Abstract

Not until ten years after the end of the war did the most striking changes in social mores and external fashions take place which were to give the post-war world a totally distinct set of attitudes from those of the thirties. Under the shadow of the hydrogen bomb the Campaign for Nuclear Disarmament was launched in 1958 and the first of the protest marches to Aldermaston was organised. The crushing of a Hungarian rising by Russian tanks in 1956 had added to the fear of Soviet intentions, while the Anglo-French invasion of Egypt in the same year provoked in the so-called ‘Suez crisis’ a bitter national schism between those who, like Sir Anthony Eden, the Prime Minister, believed in putting dictators such as President Nasser of Egypt in their place, and those who felt that British action of this kind was a throw-back to the bad old imperial days.
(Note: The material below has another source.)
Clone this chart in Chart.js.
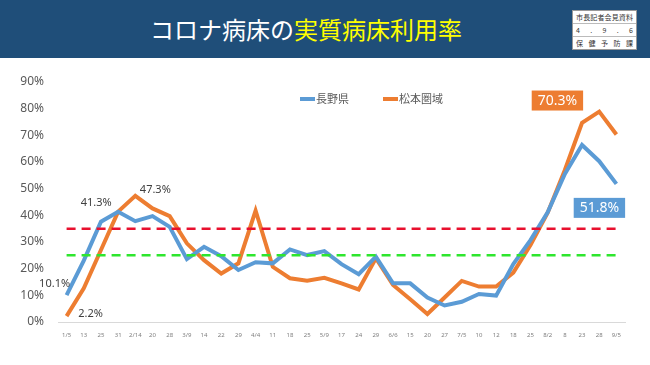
<!DOCTYPE html>
<html>
<head>
<meta charset="utf-8">
<script src="https://cdn.jsdelivr.net/npm/chart.js@4"></script>
<style>
    html, body { margin: 0; padding: 0; background: #fff; }
    body { width: 650px; height: 365px; overflow: hidden; font-family: "Noto Sans CJK JP", "Noto Sans", sans-serif; }
    #header { position: absolute; left: 0; top: 0; width: 650px; height: 58px; background: #1f4e79; }
    #title { position: absolute; left: 0; width: 612px; top: 13px; text-align: center; font-size: 24px; line-height: 32px; color: #fff; }
    #title span { color: #ffff00; }
    #stamp { position: absolute; left: 572px; top: 10px; width: 63px; background: #fff; border: 1px solid #999; }
    #stamp div { height: 12px; line-height: 12px; font-size: 7px; color: #333; display: flex; justify-content: space-between; padding: 0 3px; border-bottom: 1px solid #bbb; }
    #stamp div:last-child { border-bottom: none; }
    #wrap { position: absolute; left: 0; top: 58px; width: 650px; height: 307px; }
</style>
</head>
<body>
<div id="header">
    <div id="title">コロナ病床の<span>実質病床利用率</span></div>
    <div id="stamp">
        <div><span>市</span><span>長</span><span>記</span><span>者</span><span>会</span><span>見</span><span>資</span><span>料</span></div>
        <div><span>4</span><span>.</span><span>9</span><span>.</span><span>6</span></div>
        <div><span>保</span><span>健</span><span>予</span><span>防</span><span>課</span></div>
    </div>
</div>
<div id="wrap"><canvas id="chart" width="650" height="307"></canvas></div>
<script>
// data
const dates = ['1/5', '13', '25', '31', '2/14', '20', '28', '3/9', '14', '22', '29', '4/4', '11', '18', '25', '5/9',
    '17', '24', '29', '6/6', '15', '20', '27', '7/5', '10', '12', '18', '25', '8/2', '8', '23', '28', '9/5'];
const naganoRate = [10.1, 23, 37.6, 41.3, 37.8, 39.7, 35.7, 23.6, 28.2, 24.7, 19.5, 22.4, 22.0, 27.2, 25.1, 26.6,
    21.7, 17.9, 24.5, 14.5, 14.5, 9.2, 6.2, 7.6, 10.5, 9.9, 21.7, 30.7, 41.1, 55.5, 66.4, 60.3, 51.8];
const matsumotoRate = [2.2, 12.6, 27, 41.4, 47.3, 42.6, 39.7, 29.5, 23.2, 18.2, 22.0, 41.8, 20.7, 16.4, 15.5, 16.6,
    14.5, 12.2, 23.9, 13.9, 8.5, 3.0, 9.2, 15.4, 13.3, 13.3, 18.5, 28.9, 41.0, 57.0, 74.7, 78.9, 70.3];
const redLevel = 35;
const greenLevel = 25;
const yTicks = [0, 10, 20, 30, 40, 50, 60, 70, 80, 90];

const BLUE = '#5b9bd5';
const ORANGE = '#ed7d31';

// value labels: [dataset index, point index, text, dx, dy, boxed]
const valueLabels = [
    [0, 0, '10.1%', -12, -11, false],
    [1, 0, '2.2%', 24, -2, false],
    [0, 3, '41.3%', -22, -9, false],
    [1, 4, '47.3%', 20, -6, false],
    [1, 32, '70.3%', -59, -34, true],
    [0, 32, '51.8%', -17, 24, true]
];

const labelPlugin = {
    id: 'labelPlugin',
    afterDatasetsDraw(chart) {
        const ctx = chart.ctx;
        const x = chart.scales.x, y = chart.scales.y;
        const series = [naganoRate, matsumotoRate];
        const colors = [BLUE, ORANGE];
        ctx.save();
        ctx.textAlign = 'center';
        ctx.textBaseline = 'middle';
        valueLabels.forEach(function (l) {
            const px = x.getPixelForValue(l[1]) + l[3];
            const py = y.getPixelForValue(series[l[0]][l[1]]) + l[4];
            if (l[5]) {
                ctx.font = '14px "Noto Sans", sans-serif';
                const w = ctx.measureText(l[2]).width + 12;
                ctx.fillStyle = colors[l[0]];
                ctx.fillRect(px - w / 2, py - 10, w, 20);
                ctx.fillStyle = '#fff';
            } else {
                ctx.font = '11px "Noto Sans", sans-serif';
                ctx.fillStyle = '#404040';
            }
            ctx.fillText(l[2], px, py);
        });

        // legend
        const legend = [['長野県', BLUE, 300], ['松本圏域', ORANGE, 383]];
        ctx.font = '11px "Noto Sans CJK JP", sans-serif';
        ctx.textAlign = 'left';
        legend.forEach(function (item) {
            ctx.strokeStyle = item[1];
            ctx.lineWidth = 4;
            ctx.beginPath();
            ctx.moveTo(item[2], 41);
            ctx.lineTo(item[2] + 15, 41);
            ctx.stroke();
            ctx.fillStyle = '#595959';
            ctx.fillText(item[0], item[2] + 16, 41);
        });
        ctx.restore();
    }
};

new Chart(document.getElementById('chart').getContext('2d'), {
    type: 'line',
    data: {
        labels: dates,
        datasets: [{
            label: '長野県',
            data: naganoRate,
            borderColor: BLUE,
            borderWidth: 4,
            pointRadius: 0,
            tension: 0
        }, {
            label: '松本圏域',
            data: matsumotoRate,
            borderColor: ORANGE,
            borderWidth: 4,
            pointRadius: 0,
            tension: 0
        }, {
            label: 'red',
            data: dates.map(() => redLevel),
            borderColor: '#e8102e',
            borderWidth: 2.5,
            borderDash: [9, 6],
            pointRadius: 0,
            order: -1
        }, {
            label: 'green',
            data: dates.map(() => greenLevel),
            borderColor: '#2ee62e',
            borderWidth: 2.5,
            borderDash: [9, 6],
            pointRadius: 0,
            order: -1
        }]
    },
    options: {
        responsive: false,
        animation: false,
        layout: { padding: { top: 24, right: 25, left: 0, bottom: 0 } },
        plugins: {
            legend: { display: false },
            tooltip: { enabled: false }
        },
        scales: {
            x: {
                offset: true,
                grid: { display: false },
                border: { color: '#d9d9d9', width: 1 },
                ticks: {
                    autoSkip: false,
                    maxRotation: 0,
                    padding: 2,
                    color: '#7f7f7f',
                    font: { size: 6, family: '"Noto Sans", sans-serif' }
                },
                afterFit(scale) { scale.height = 43; }
            },
            y: {
                min: 0,
                max: 90,
                afterBuildTicks(scale) { scale.ticks = yTicks.map(v => ({ value: v })); },
                grid: { display: false },
                border: { display: false },
                ticks: {
                    padding: 6,
                    color: '#595959',
                    font: { size: 12, family: '"Noto Sans", sans-serif' },
                    callback: v => v + '%'
                },
                afterFit(scale) { scale.width = 58; }
            }
        }
    },
    plugins: [labelPlugin]
});
</script>
</body>
</html>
Such political issues bred a smouldering sense that there was a lot of hard-bitten old prejudice to deal with in the British mind. It was fanned in the moral field by the controversy surrounding the publication in 1957 of the Wolfenden Report on Homosexual Offences which prepared the way for legalisation of homosexual practices between consenting adults, and by the unsuccessful prosecution of the publishers of Lawrence’s Lady Chatterley’s Lover under the Obscene Publications Act in 1960.